L’Intelligenza Emotiva è costituita da cinque abilità dalla cui valutazione – misurazione si ricava il Quoziente emotivo:
Un buon livello di queste abilità favorisce condizioni generali di equilibrio e successo. Al contrario, difficoltà emotive possono innescare situazioni di malessere, da lievi fino a disturbi mentali gravi.

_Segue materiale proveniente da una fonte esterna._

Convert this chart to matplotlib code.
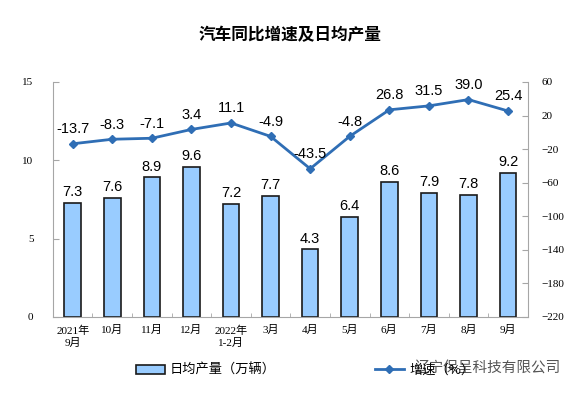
import matplotlib
matplotlib.use("Agg")
import matplotlib.pyplot as plt
import numpy as np

plt.rcParams['font.family'] = ['Liberation Serif', 'Noto Sans CJK SC']

# 数据
meses = ["2021年\n9月", "10月", "11月", "12月", "2022年\n1-2月", "3月",
         "4月", "5月", "6月", "7月", "8月", "9月"]
produccion = [7.3, 7.6, 8.9, 9.6, 7.2, 7.7, 4.3, 6.4, 8.6, 7.9, 7.8, 9.2]
crecimiento = [-13.7, -8.3, -7.1, 3.4, 11.1, -4.9, -43.5, -4.8, 26.8, 31.5, 39.0, 25.4]

gris = "#A6A6A6"
azul_barra = "#99CCFF"
azul_linea = "#2F6EB5"

fig = plt.figure(figsize=(5.75, 3.96), dpi=100)
ax = fig.add_axes([0.092, 0.2, 0.826, 0.593])
x = np.arange(len(meses))

barras = ax.bar(x, produccion, width=0.42, color=azul_barra, edgecolor="#1a1a1a",
                linewidth=1.2, label="日均产量（万辆）", zorder=2)
for xi, v in zip(x, produccion):
    ax.text(xi, v + 0.25, f"{v:.1f}", ha="center", va="bottom", fontsize=10.5,
            family=["Liberation Sans"])

ax.set_xlim(-0.5, len(meses) - 0.5)
ax.set_ylim(0, 15)
ax.set_yticks([0, 5, 10, 15])
ax.set_xticks(x)
ax.set_xticklabels(meses, fontsize=8, family=["Liberation Serif", "Noto Sans CJK SC"],
                   linespacing=1.3)
ax.set_xticks(np.arange(-0.5, len(meses), 1), minor=True)
ax.tick_params(axis="x", which="major", length=0, pad=6)
ax.tick_params(axis="x", which="minor", length=3, direction="in", color=gris)
ax.tick_params(axis="y", labelsize=8, length=4, direction="in", color=gris, pad=14)
for lado in ["left", "bottom", "right"]:
    ax.spines[lado].set_color(gris)
ax.spines["top"].set_visible(False)

ax2 = ax.twinx()
linea, = ax2.plot(x, crecimiento, color=azul_linea, linewidth=2, marker="D",
                  markersize=4, label="增速（%）", zorder=3)
for xi, v in zip(x, crecimiento):
    ax2.text(xi, v + 9, f"{v:.1f}", ha="center", va="bottom", fontsize=10.5,
             family=["Liberation Sans"])
ax2.set_ylim(-220, 60)
ax2.set_yticks(np.arange(-220, 61, 40))
ax2.tick_params(axis="y", labelsize=8, length=4, direction="in", color=gris, pad=10)
for lado in ["left", "bottom", "right", "top"]:
    ax2.spines[lado].set_visible(False)

fig.suptitle("汽车同比增速及日均产量", x=0.505, y=0.935, fontsize=12,
             family=["Noto Sans CJK SC"], fontweight="bold")

fig.legend([barras, linea], ["日均产量（万辆）", "增速（%）"], loc="center left",
           bbox_to_anchor=(0.215, 0.065), ncol=2, frameon=False, columnspacing=7.5,
           handlelength=2.2, handletextpad=0.4,
           prop={"family": "Noto Sans CJK SC", "size": 9.5})

fig.text(0.976, 0.07, "辽宁保呈科技有限公司", ha="right", va="center", fontsize=10.5,
         color="#555555", family=["Noto Sans CJK SC"],
         bbox=dict(facecolor="white", edgecolor="none", alpha=0.85, pad=1))

fig.savefig("out.png", dpi=100)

Purtroppo, siamo stati educati infatti a non fidarci troppo delle nostre emozioni, accusate di manipolare le informazioni fornite dall’intelletto. Perfino la definizione “emotivo” è spesso usata in senso spregiativo, sinonimo di debole, incontrollato, infantile… In realtà emozioni e intelletto costituiscono due metà di un intero, la nostra mente. Il QI può aiutarci a capire ed affrontare il mondo ma sono le emozioni, il QE, a modulare il nostro agire. Chi ha una naturale predisposizione all’intuizione può avere la meglio sui chi conta essenzialmente sulla ragione. Non bastano, dunque, lauree 110 e lode per avere successo ma bisogna anche saper usare le proprie emozioni per capire meglio gli altri, per avere una più costante forza di volontà e per meglio conoscere se stessi.
Domanda: possiamo aumentare la nostra intelligenza emotiva? Sì! Infatti, se il nostro QI è in gran parte prefissato dalla nascita, la crescita emotiva è un processo di tutta la vita. Dobbiamo insegnare al nostro corpo a riappropriarsi della capacità di provare emozioni e sensazioni. Si tratta di allenare le nostre risorse emotive, spesso irrigidite alla stregua di un muscolo atrofizzato, in modo da potenziare la nostra auto-consapevolezza, conservare il nostro ottimismo, controllare più efficacemente i nostri sentimenti negativi, essere perseveranti malgrado le frustrazioni, cooperare empaticamente con gli altri, stabilire legami sociali… nell’obiettivo di conseguire un futuro più sereno.
Ecco l’importanza del QE, accanto al QI, e l’utilità di svilupparlo. L’alternativa è un mondo razionale dove si farà fatica a distinguere gli uomini dalle macchine. Non per nulla la ricerca di robot sempre più “umani” si è fermata, per ora, davanti alla difficoltà di insegnare le emozioni a questi aggeggi meccanici – elettronici dall’intelligenza fredda.